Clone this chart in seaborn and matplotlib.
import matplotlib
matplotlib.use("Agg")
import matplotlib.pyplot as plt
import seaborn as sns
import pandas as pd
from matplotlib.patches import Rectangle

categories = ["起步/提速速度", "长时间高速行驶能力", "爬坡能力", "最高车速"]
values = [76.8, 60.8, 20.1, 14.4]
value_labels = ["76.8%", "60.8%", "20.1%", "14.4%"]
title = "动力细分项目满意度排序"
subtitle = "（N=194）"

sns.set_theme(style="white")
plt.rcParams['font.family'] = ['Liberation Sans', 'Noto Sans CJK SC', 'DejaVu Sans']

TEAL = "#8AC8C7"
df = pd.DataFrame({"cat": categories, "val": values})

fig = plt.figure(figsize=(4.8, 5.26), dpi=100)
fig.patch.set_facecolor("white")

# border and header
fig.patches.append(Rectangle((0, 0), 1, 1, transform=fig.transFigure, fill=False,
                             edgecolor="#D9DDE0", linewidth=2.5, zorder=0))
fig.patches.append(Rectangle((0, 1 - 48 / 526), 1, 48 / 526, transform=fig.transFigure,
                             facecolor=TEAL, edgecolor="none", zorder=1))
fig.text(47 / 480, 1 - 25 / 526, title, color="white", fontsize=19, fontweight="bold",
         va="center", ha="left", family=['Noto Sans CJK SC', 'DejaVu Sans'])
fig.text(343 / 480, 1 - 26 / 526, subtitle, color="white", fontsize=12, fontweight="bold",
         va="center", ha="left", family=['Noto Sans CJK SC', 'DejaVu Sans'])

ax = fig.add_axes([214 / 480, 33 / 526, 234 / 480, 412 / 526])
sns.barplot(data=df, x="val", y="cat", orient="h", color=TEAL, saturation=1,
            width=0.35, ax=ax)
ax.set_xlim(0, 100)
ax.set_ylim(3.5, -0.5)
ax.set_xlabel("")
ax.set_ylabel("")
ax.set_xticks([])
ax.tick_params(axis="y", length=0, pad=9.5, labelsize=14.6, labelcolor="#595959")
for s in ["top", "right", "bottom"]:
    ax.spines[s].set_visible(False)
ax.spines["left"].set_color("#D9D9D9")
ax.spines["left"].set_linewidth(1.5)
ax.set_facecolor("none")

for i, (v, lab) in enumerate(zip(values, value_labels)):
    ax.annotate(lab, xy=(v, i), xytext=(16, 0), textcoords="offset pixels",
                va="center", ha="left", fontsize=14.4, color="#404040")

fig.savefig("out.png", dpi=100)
────────────────────────────────────────
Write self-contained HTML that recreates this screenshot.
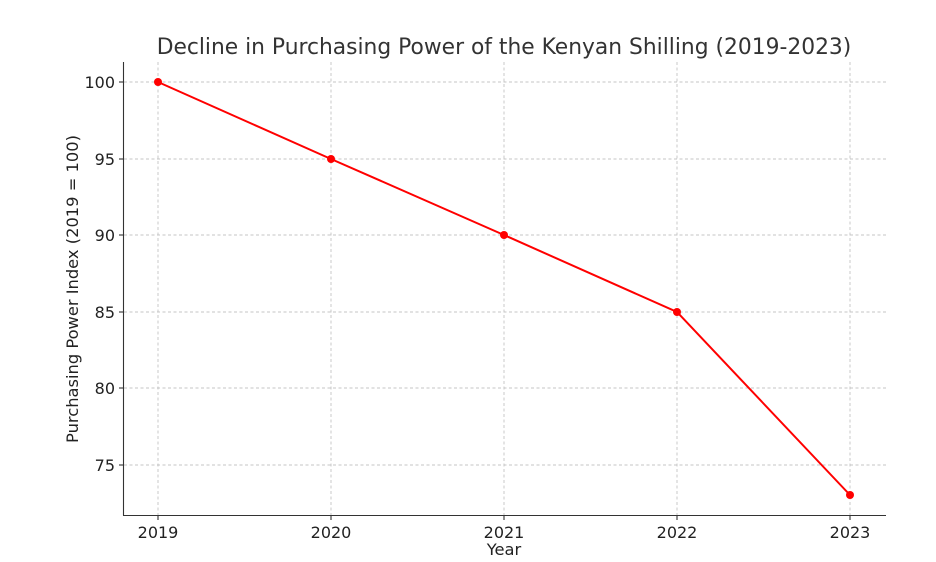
────────────────────────────────────────
Problem description: List all lines where "matplotlib" occurs.

Output for this exercise:
Clone this chart in seaborn and matplotlib.
import matplotlib
matplotlib.use("Agg")
import matplotlib.pyplot as plt
from matplotlib.patches import Rectangle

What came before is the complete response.